I don’t know about you, but I’m looking at the people who want to “lead” or “rule” us and stride the halls of power, and I am alternately underwhelmed or absolutely repulsed. If our choices land between overly-cautious, robotic professional politicians who haven’t the gumption to say a single word with real meaning, less they be held accountable to it (hellloooo, Mrs. Clinton!), or demagogues and scallywags — and schlemiels so earnest that they can’t see they have no chance — I’m preparing to cry bunk, and sit out the next vote.
Increasingly I wonder if there is a point to continuing the farce that has become our political system; our current administration** has set a dubious precedent of utterly ignoring the congress, and only half-minding the courts, and as we learned with the Patriot Act, political power and precedents accrued by one president, are never surrendered by the next one; they’re expanded upon. The duplicitous people who address us with platitudes — and the media who love them — don’t deserve our trust, our pocket change or our votes. They deserve our scorn, and so does the press the self-proclaimed “mediating intelligences” who protect the ones they love and make caricatures of the ones they don’t.
Growl and yadda, yadda; end rant. I’m cranky today, which made me all the more grateful to read this story about Britain’s 95 year-old Lord Weidenfeld:
George Weidenfeld was barely eighteen when Nazi forces occupied his homeland of Austria in 1938. He may not have lived to see his 95th birthday – celebrated this year – if not for the selflessness and generosity of Christians during World War II.
Weidenfeld was one of countless other Jewish youths who were evacuated from Nazi-occupied countries and resettled in England through Christian-led initiatives similar to the famous Kindertransport train program. When he arrived in England, Weidenfeld said Christians fed him, clothed him and supported his resettlement.

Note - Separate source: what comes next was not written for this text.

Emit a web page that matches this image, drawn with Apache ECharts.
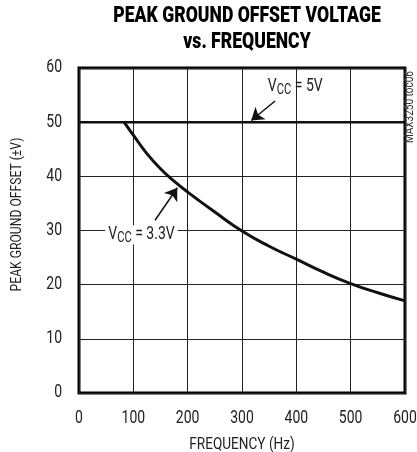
<!DOCTYPE html>
<html><head><meta charset="utf-8">
<script src="https://cdn.jsdelivr.net/npm/echarts@6/dist/echarts.min.js"></script>
<style>html,body{margin:0;padding:0;background:#fff}#c{width:417px;height:452px}</style>
</head><body><div id="c"></div>
<script>
// Condensed-type emulation: draw all canvas text with a horizontal squeeze
(function () {
  var SX = 0.8;
  var P = CanvasRenderingContext2D.prototype;
  var of = P.fillText, os = P.strokeText, om = P.measureText;
  function wrap(orig) {
    return function (t, x, y, m) {
      this.save(); this.translate(x, y); this.scale(SX, 1);
      if (m !== undefined) orig.call(this, t, 0, 0, m / SX); else orig.call(this, t, 0, 0);
      this.restore();
    };
  }
  P.fillText = wrap(of); P.strokeText = wrap(os);
  P.measureText = function (t) {
    var r = om.call(this, t);
    return {
      width: r.width * SX,
      actualBoundingBoxAscent: r.actualBoundingBoxAscent,
      actualBoundingBoxDescent: r.actualBoundingBoxDescent,
      actualBoundingBoxLeft: r.actualBoundingBoxLeft * SX,
      actualBoundingBoxRight: r.actualBoundingBoxRight * SX,
      fontBoundingBoxAscent: r.fontBoundingBoxAscent,
      fontBoundingBoxDescent: r.fontBoundingBoxDescent
    };
  };
})();

var FONT = 'Roboto, "Liberation Sans", sans-serif';
var xTicks = [0, 100, 200, 300, 400, 500, 600];
var yTicks = [0, 10, 20, 30, 40, 50, 60];
var vcc5Freq = [0, 600];
var vcc5Offset = [50, 50];
var vcc33Freq = [83, 100, 125, 150, 175, 200, 250, 300, 350, 400, 450, 500, 550, 600];
var vcc33Offset = [50, 47.6, 44.2, 41.4, 39.1, 37.1, 33.4, 29.9, 27.1, 24.7, 22.3, 20.2, 18.5, 17.0];
var label5 = {x: 398, y: 56.6, text: '{a|V}{s|CC}{a| = 5V}'};
var arrow5 = [[361, 53.9], [317, 50.3]];
var label33 = {x: 115, y: 29.2, text: '{a|V}{s|CC}{a| = 3.3V}'};
var arrow33 = [[140, 31.9], [181, 37.9]];

function zip(a, b) { return a.map(function (v, i) { return [v, b[i]]; }); }
var rich = {
  a: {fontFamily: FONT, fontSize: 17.5, color: '#222'},
  s: {fontFamily: FONT, fontSize: 14, color: '#222', padding: [8, 0, 0, 0]}
};
var chart = echarts.init(document.getElementById('c'), null, {renderer: 'canvas'});
chart.setOption({
  animation: false,
  title: {
    text: 'PEAK GROUND OFFSET VOLTAGE\nvs. FREQUENCY',
    left: 242, top: -2, textAlign: 'center',
    textStyle: {fontFamily: FONT, fontWeight: 900, fontSize: 22, lineHeight: 26, color: '#000'}
  },
  grid: {left: 79, right: 12, top: 68, bottom: 59, containLabel: false, outerBoundsMode: 'none',
    show: true, borderColor: '#000', borderWidth: 3, backgroundColor: 'transparent'},
  xAxis: {
    type: 'value', min: xTicks[0], max: xTicks[xTicks.length - 1], interval: 100,
    name: 'FREQUENCY (Hz)', nameLocation: 'middle', nameGap: 45,
    nameTextStyle: {fontFamily: FONT, fontSize: 17, color: '#222'},
    axisLine: {show: false}, axisTick: {show: false},
    axisLabel: {fontFamily: FONT, fontSize: 17.5, color: '#222', margin: 18},
    splitLine: {show: true, lineStyle: {color: '#222', width: 1}}
  },
  yAxis: {
    type: 'value', min: yTicks[0], max: yTicks[yTicks.length - 1], interval: 10,
    name: 'PEAK GROUND OFFSET (\u00b1V)', nameLocation: 'middle', nameGap: 56,
    nameTextStyle: {fontFamily: FONT, fontSize: 15.2, color: '#222', padding: [0, 0, 0, 32]},
    axisLine: {show: false}, axisTick: {show: false},
    axisLabel: {fontFamily: FONT, fontSize: 17.5, color: '#222', margin: 17},
    splitLine: {show: true, lineStyle: {color: '#222', width: 1}}
  },
  graphic: [{
    type: 'text', x: 410, y: 143, rotation: Math.PI / 2,
    style: {text: 'MAX3250 toc06', font: '12.5px ' + FONT, fill: '#333', textAlign: 'left', textVerticalAlign: 'middle'}
  }],
  series: [{
    type: 'line', data: zip(vcc5Freq, vcc5Offset), symbol: 'none',
    lineStyle: {color: '#111', width: 2.5}, z: 3,
    markPoint: {
      symbol: 'rect', symbolSize: 1, itemStyle: {color: 'transparent'},
      label: {show: true, position: 'inside', formatter: label5.text, rich: rich},
      data: [{coord: [label5.x, label5.y]}]
    },
    markLine: {
      silent: true, symbol: ['none', 'arrow'], symbolSize: 12,
      lineStyle: {color: '#111', width: 1.5, type: 'solid'}, label: {show: false},
      data: [[{coord: arrow5[0]}, {coord: arrow5[1]}]]
    }
  }, {
    type: 'line', data: zip(vcc33Freq, vcc33Offset), symbol: 'none', smooth: true,
    lineStyle: {color: '#111', width: 3}, z: 3,
    markPoint: {
      symbol: 'rect', symbolSize: 1, itemStyle: {color: 'transparent'},
      label: {show: true, position: 'inside', formatter: label33.text, rich: rich,
        backgroundColor: '#fff', padding: [0, 3, 0, 3]},
      data: [{coord: [label33.x, label33.y]}]
    },
    markLine: {
      silent: true, symbol: ['none', 'arrow'], symbolSize: 12,
      lineStyle: {color: '#111', width: 1.5, type: 'solid'}, label: {show: false},
      data: [[{coord: arrow33[0]}, {coord: arrow33[1]}]]
    }
  }]
});
</script></body></html>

Today it seems the tables have turned as Christian persecution across the globe reaches unprecedented levels. And in an effort to repay some of the generosity he received during World War II, Weidenfeld has launched a new program to rescue persecuted Christians in the Middle East.

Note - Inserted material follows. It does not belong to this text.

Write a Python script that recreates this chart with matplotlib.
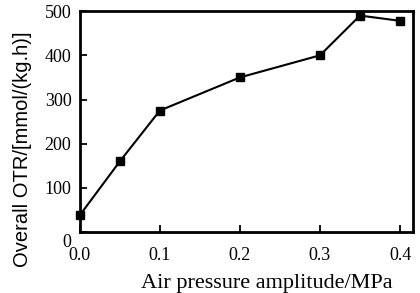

The Weidenfeld Safe Havens Fund aims to rescue a projected 2,000 Christians from Syria and Iraq over the next two years.
Read the whole thing. Pass it around, and read more here. And here.
This move by Lord Weidenfeld, a member of the so-called “greatest generation”, is a true spirit-cleanser after the grotesqueries of the media-beloved Cecile Richards, and the politicians who serve her. Knowing that there are still people out there like him restores my hope that maybe, just maybe, some son or daughter raised by a member of his generation might actually possess real greatness, by dint of parental example.
I’m not holding my breath. But maybe.
**In anticipation of the predictable “you just hate anything Obama does” comment, let me disabuse you of that notion. I am, completely in agreement with Tom Zampino, on this action by the president when he writes, “I am a consistent and often harsh critic of this President. I remain constantly wary not only of his priorities, but also of the implementation of them. But I stand with him here, in this call for prison and sentencing reform.”